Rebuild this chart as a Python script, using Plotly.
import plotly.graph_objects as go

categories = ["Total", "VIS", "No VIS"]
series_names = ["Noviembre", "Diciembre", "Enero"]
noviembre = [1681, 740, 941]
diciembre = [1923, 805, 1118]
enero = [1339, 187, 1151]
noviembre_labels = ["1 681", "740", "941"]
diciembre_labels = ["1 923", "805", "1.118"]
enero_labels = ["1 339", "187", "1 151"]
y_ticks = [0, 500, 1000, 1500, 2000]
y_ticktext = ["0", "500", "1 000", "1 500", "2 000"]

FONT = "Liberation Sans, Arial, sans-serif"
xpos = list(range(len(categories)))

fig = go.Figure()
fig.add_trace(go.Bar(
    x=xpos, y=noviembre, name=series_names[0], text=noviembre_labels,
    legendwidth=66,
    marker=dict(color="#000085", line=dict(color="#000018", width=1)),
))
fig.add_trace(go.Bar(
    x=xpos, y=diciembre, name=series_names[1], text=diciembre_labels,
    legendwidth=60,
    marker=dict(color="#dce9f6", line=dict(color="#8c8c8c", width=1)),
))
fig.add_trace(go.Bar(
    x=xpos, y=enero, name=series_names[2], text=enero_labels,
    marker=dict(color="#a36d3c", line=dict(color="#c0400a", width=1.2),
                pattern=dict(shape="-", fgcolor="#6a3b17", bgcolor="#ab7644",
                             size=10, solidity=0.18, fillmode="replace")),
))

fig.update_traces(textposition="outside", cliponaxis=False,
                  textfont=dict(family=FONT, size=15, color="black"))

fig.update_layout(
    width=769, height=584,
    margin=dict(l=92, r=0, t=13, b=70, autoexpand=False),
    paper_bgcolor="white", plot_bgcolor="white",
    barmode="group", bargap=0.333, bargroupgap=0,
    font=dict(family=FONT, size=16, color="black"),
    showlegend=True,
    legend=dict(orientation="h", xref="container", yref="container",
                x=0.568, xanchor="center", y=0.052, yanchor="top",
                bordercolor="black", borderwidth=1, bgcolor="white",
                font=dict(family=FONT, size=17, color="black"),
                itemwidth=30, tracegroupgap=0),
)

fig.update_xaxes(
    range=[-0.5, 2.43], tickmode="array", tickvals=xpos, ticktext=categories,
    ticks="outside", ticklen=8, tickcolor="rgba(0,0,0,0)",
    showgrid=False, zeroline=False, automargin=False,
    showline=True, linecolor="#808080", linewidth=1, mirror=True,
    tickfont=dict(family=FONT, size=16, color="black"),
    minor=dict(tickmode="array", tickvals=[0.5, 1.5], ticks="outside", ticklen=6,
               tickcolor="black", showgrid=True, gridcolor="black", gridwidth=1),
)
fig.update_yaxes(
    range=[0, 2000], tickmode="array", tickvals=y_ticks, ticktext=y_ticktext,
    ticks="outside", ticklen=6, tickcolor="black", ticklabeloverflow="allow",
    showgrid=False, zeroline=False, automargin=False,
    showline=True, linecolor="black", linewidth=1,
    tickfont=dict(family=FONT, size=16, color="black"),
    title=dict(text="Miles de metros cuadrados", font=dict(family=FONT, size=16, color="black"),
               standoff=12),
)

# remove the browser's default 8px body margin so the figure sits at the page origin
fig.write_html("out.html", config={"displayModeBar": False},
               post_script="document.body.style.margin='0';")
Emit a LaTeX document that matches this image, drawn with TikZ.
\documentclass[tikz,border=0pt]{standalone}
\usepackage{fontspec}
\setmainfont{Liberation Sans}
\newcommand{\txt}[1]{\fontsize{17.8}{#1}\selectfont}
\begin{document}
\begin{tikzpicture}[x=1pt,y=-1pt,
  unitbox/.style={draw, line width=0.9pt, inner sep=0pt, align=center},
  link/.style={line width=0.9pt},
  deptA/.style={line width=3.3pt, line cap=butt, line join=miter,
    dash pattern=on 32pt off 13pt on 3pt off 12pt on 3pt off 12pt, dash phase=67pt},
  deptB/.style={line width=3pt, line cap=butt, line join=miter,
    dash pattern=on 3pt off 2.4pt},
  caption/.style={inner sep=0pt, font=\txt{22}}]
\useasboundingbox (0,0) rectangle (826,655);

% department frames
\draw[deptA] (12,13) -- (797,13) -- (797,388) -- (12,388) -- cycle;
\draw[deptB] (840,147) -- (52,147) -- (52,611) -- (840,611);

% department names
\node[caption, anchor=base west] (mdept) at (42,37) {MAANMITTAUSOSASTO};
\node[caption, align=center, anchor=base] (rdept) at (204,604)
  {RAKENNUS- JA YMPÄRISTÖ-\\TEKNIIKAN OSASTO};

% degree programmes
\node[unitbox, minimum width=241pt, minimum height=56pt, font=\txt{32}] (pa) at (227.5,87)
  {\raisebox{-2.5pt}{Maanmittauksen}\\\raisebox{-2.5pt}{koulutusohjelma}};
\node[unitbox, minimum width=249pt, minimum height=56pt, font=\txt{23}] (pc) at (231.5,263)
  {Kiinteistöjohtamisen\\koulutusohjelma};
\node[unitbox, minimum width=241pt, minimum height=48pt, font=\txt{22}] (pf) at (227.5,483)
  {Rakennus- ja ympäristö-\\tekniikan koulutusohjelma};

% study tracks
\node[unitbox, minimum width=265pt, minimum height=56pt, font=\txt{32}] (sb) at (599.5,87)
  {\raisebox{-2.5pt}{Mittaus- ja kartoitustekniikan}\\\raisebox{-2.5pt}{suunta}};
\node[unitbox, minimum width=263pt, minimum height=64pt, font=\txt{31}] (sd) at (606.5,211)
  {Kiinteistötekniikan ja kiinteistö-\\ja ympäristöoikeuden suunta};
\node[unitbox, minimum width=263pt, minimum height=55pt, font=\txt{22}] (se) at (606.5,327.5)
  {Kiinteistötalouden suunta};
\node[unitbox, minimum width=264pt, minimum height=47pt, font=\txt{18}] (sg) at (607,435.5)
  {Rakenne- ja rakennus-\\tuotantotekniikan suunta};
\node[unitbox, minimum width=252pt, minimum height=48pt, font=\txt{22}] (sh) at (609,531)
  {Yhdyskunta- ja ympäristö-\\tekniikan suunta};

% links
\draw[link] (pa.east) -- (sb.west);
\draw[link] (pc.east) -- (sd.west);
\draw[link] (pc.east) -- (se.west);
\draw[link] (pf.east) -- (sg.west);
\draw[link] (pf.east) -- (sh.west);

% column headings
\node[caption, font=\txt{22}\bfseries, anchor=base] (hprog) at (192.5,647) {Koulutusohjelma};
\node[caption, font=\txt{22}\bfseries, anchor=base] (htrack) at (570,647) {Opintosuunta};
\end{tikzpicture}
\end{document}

++++++++++

Do this:
All of the entries need to be reproduced exactly; please write them out.

Exercise output:
Rebuild this chart as a Python script, using Plotly.
import plotly.graph_objects as go

categories = ["Total", "VIS", "No VIS"]
series_names = ["Noviembre", "Diciembre", "Enero"]
noviembre = [1681, 740, 941]
diciembre = [1923, 805, 1118]
enero = [1339, 187, 1151]
noviembre_labels = ["1 681", "740", "941"]
diciembre_labels = ["1 923", "805", "1.118"]
enero_labels = ["1 339", "187", "1 151"]
y_ticks = [0, 500, 1000, 1500, 2000]
y_ticktext = ["0", "500", "1 000", "1 500", "2 000"]

FONT = "Liberation Sans, Arial, sans-serif"
xpos = list(range(len(categories)))

fig = go.Figure()
fig.add_trace(go.Bar(
    x=xpos, y=noviembre, name=series_names[0], text=noviembre_labels,
    legendwidth=66,
    marker=dict(color="#000085", line=dict(color="#000018", width=1)),
))
fig.add_trace(go.Bar(
    x=xpos, y=diciembre, name=series_names[1], text=diciembre_labels,
    legendwidth=60,
    marker=dict(color="#dce9f6", line=dict(color="#8c8c8c", width=1)),
))
fig.add_trace(go.Bar(
    x=xpos, y=enero, name=series_names[2], text=enero_labels,
    marker=dict(color="#a36d3c", line=dict(color="#c0400a", width=1.2),
                pattern=dict(shape="-", fgcolor="#6a3b17", bgcolor="#ab7644",
                             size=10, solidity=0.18, fillmode="replace")),
))

fig.update_traces(textposition="outside", cliponaxis=False,
                  textfont=dict(family=FONT, size=15, color="black"))

fig.update_layout(
    width=769, height=584,
    margin=dict(l=92, r=0, t=13, b=70, autoexpand=False),
    paper_bgcolor="white", plot_bgcolor="white",
    barmode="group", bargap=0.333, bargroupgap=0,
    font=dict(family=FONT, size=16, color="black"),
    showlegend=True,
    legend=dict(orientation="h", xref="container", yref="container",
                x=0.568, xanchor="center", y=0.052, yanchor="top",
                bordercolor="black", borderwidth=1, bgcolor="white",
                font=dict(family=FONT, size=17, color="black"),
                itemwidth=30, tracegroupgap=0),
)

fig.update_xaxes(
    range=[-0.5, 2.43], tickmode="array", tickvals=xpos, ticktext=categories,
    ticks="outside", ticklen=8, tickcolor="rgba(0,0,0,0)",
    showgrid=False, zeroline=False, automargin=False,
    showline=True, linecolor="#808080", linewidth=1, mirror=True,
    tickfont=dict(family=FONT, size=16, color="black"),
    minor=dict(tickmode="array", tickvals=[0.5, 1.5], ticks="outside", ticklen=6,
               tickcolor="black", showgrid=True, gridcolor="black", gridwidth=1),
)
fig.update_yaxes(
    range=[0, 2000], tickmode="array", tickvals=y_ticks, ticktext=y_ticktext,
    ticks="outside", ticklen=6, tickcolor="black", ticklabeloverflow="allow",
    showgrid=False, zeroline=False, automargin=False,
    showline=True, linecolor="black", linewidth=1,
    tickfont=dict(family=FONT, size=16, color="black"),
    title=dict(text="Miles de metros cuadrados", font=dict(family=FONT, size=16, color="black"),
               standoff=12),
)

# remove the browser's default 8px body margin so the figure sits at the page origin
fig.write_html("out.html", config={"displayModeBar": False},
               post_script="document.body.style.margin='0';")
Emit a LaTeX document that matches this image, drawn with TikZ.
\documentclass[tikz,border=0pt]{standalone}
\usepackage{fontspec}
\setmainfont{Liberation Sans}
\newcommand{\txt}[1]{\fontsize{17.8}{#1}\selectfont}
\begin{document}
\begin{tikzpicture}[x=1pt,y=-1pt,
  unitbox/.style={draw, line width=0.9pt, inner sep=0pt, align=center},
  link/.style={line width=0.9pt},
  deptA/.style={line width=3.3pt, line cap=butt, line join=miter,
    dash pattern=on 32pt off 13pt on 3pt off 12pt on 3pt off 12pt, dash phase=67pt},
  deptB/.style={line width=3pt, line cap=butt, line join=miter,
    dash pattern=on 3pt off 2.4pt},
  caption/.style={inner sep=0pt, font=\txt{22}}]
\useasboundingbox (0,0) rectangle (826,655);

% department frames
\draw[deptA] (12,13) -- (797,13) -- (797,388) -- (12,388) -- cycle;
\draw[deptB] (840,147) -- (52,147) -- (52,611) -- (840,611);

% department names
\node[caption, anchor=base west] (mdept) at (42,37) {MAANMITTAUSOSASTO};
\node[caption, align=center, anchor=base] (rdept) at (204,604)
  {RAKENNUS- JA YMPÄRISTÖ-\\TEKNIIKAN OSASTO};

% degree programmes
\node[unitbox, minimum width=241pt, minimum height=56pt, font=\txt{32}] (pa) at (227.5,87)
  {\raisebox{-2.5pt}{Maanmittauksen}\\\raisebox{-2.5pt}{koulutusohjelma}};
\node[unitbox, minimum width=249pt, minimum height=56pt, font=\txt{23}] (pc) at (231.5,263)
  {Kiinteistöjohtamisen\\koulutusohjelma};
\node[unitbox, minimum width=241pt, minimum height=48pt, font=\txt{22}] (pf) at (227.5,483)
  {Rakennus- ja ympäristö-\\tekniikan koulutusohjelma};

% study tracks
\node[unitbox, minimum width=265pt, minimum height=56pt, font=\txt{32}] (sb) at (599.5,87)
  {\raisebox{-2.5pt}{Mittaus- ja kartoitustekniikan}\\\raisebox{-2.5pt}{suunta}};
\node[unitbox, minimum width=263pt, minimum height=64pt, font=\txt{31}] (sd) at (606.5,211)
  {Kiinteistötekniikan ja kiinteistö-\\ja ympäristöoikeuden suunta};
\node[unitbox, minimum width=263pt, minimum height=55pt, font=\txt{22}] (se) at (606.5,327.5)
  {Kiinteistötalouden suunta};
\node[unitbox, minimum width=264pt, minimum height=47pt, font=\txt{18}] (sg) at (607,435.5)
  {Rakenne- ja rakennus-\\tuotantotekniikan suunta};
\node[unitbox, minimum width=252pt, minimum height=48pt, font=\txt{22}] (sh) at (609,531)
  {Yhdyskunta- ja ympäristö-\\tekniikan suunta};

% links
\draw[link] (pa.east) -- (sb.west);
\draw[link] (pc.east) -- (sd.west);
\draw[link] (pc.east) -- (se.west);
\draw[link] (pf.east) -- (sg.west);
\draw[link] (pf.east) -- (sh.west);

% column headings
\node[caption, font=\txt{22}\bfseries, anchor=base] (hprog) at (192.5,647) {Koulutusohjelma};
\node[caption, font=\txt{22}\bfseries, anchor=base] (htrack) at (570,647) {Opintosuunta};
\end{tikzpicture}
\end{document}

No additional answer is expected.